Chinese etiquette dictates that one should downgrade one’s own abilities, which extends to those of one’s children. For example, if someone were to praise your daughter for her good looks, you’d say, “Oh no, my daughter’s very ugly.” If someone were to say your child’s very clever, you’d say, “Oh no, I have a very stupid child.” The child would not suffer any damage to the ego or self-confidence, because s/he just knew grown-ups played this superficial game to satisfy the rules of social etiquette.
Dr. Sarah Allan, now a professor in California, was an American lecturer at SOAS (School of Oriental and African Studies) in the 80s and a Western expert on Chinese oracle bone script. She had written a book or two on the subject before getting her next book translated into Chinese as well.
As is the convention with academic writing, reference would be made to other people’s works/theories on the subject, including the writer’s own previous ones, if any, followed by the source. So, if the writer was Mary Smith, she’d refer to Robert Jones’s work as “see Robert Jones, TITLE, Chapter x, p.xx”, and to her own as “see Mary Smith, TITLE, Chapter x, p.xx”, in the same neutral tone of voice.

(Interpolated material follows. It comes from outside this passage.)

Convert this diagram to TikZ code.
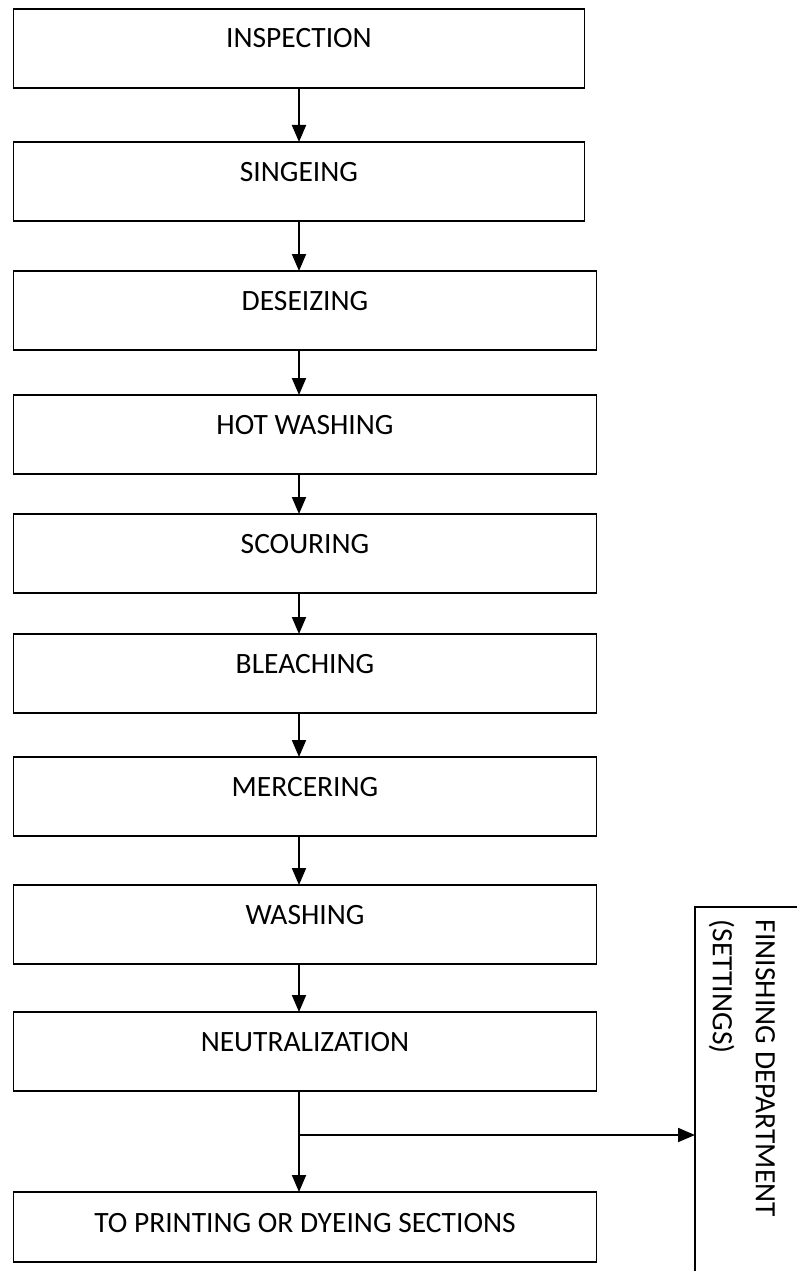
\documentclass[tikz,border=0pt]{standalone}
\usepackage{fontspec}
\setmainfont{Carlito}
\usetikzlibrary{positioning,arrows.meta}

\tikzstyle{stepbox} = [rectangle, draw = black, line width = 1.9pt, inner sep = 0pt, outer sep = 0pt, minimum width = 583pt, text height = 39pt, text depth = 40pt, anchor = north west]
\tikzstyle{narrowbox} = [stepbox, minimum width = 571pt]

\begin{document}
\begin{tikzpicture}[x = 1pt, y = -1pt, line width = 1.9pt, font = \fontsize{29.5}{43}\selectfont, >={Triangle[length = 17pt, width = 14pt]}]
	\path[use as bounding box] (0,0) rectangle (797,1271);
	\clip (0,0) rectangle (797,1271);
	\coordinate (spine) at (299,0);
	\node[narrowbox] (insp) at (13.5,9) {INSPECTION};
	\node[narrowbox, below = 54pt of insp.south west, anchor = north west] (sing) {SINGEING};
	\node[stepbox, below = 50pt of sing.south west, anchor = north west] (desz) {DESEIZING};
	\node[stepbox, below = 45pt of desz.south west, anchor = north west] (hotw) {HOT WASHING};
	\node[stepbox, below = 40pt of hotw.south west, anchor = north west] (scou) {SCOURING};
	\node[stepbox, below = 41pt of scou.south west, anchor = north west] (blea) {BLEACHING};
	\node[stepbox, below = 44pt of blea.south west, anchor = north west] (merc) {MERCERING};
	\node[stepbox, below = 49pt of merc.south west, anchor = north west] (wash) {WASHING};
	\node[stepbox, below = 48pt of wash.south west, anchor = north west] (neut) {NEUTRALIZATION};
	\node[stepbox, text height = 40pt, text depth = 30pt, below = 101pt of neut.south west, anchor = north west] (prnt) {TO PRINTING OR DYEING SECTIONS};
	% side box, runs off the page
	\node[draw, inner sep = 0pt, outer sep = 0pt, minimum width = 200pt, minimum height = 500pt, anchor = north west] (finish) at (695,907) {};
	\node[rotate = -90, align = left, inner sep = 0pt, anchor = north west] (finlabel) at (776,919) {FINISHING DEPARTMENT\\(SETTINGS)};
	\path (neut.south -| spine) ++(0,44) coordinate (split);
	\path[->]
	(insp.south -| spine) edge (sing.north -| spine)
	(sing.south -| spine) edge (desz.north -| spine)
	(desz.south -| spine) edge (hotw.north -| spine)
	(hotw.south -| spine) edge (scou.north -| spine)
	(scou.south -| spine) edge (blea.north -| spine)
	(blea.south -| spine) edge (merc.north -| spine)
	(merc.south -| spine) edge (wash.north -| spine)
	(wash.south -| spine) edge (neut.north -| spine)
	(neut.south -| spine) edge (prnt.north -| spine)
	(split) edge (split -| finish.west);
\end{tikzpicture}
\end{document}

However, the Chinese translation had to observe the Chinese conventions, including the modest way of referring to anything related to oneself. I was typesetting the translation of Sarah Allan’s book and noticed that the neutral version in her English copy (“see Sarah Allan, TITLE, Chapter x, p.xx”) came out in the Chinese translation as: “see clumsy work, TITLE, Chapter x, p.xx”, with the “clumsy work” being immediately obvious as being the speaker’s/writer’s own. She was tickled pink about this and came to my office to have a good giggle about it.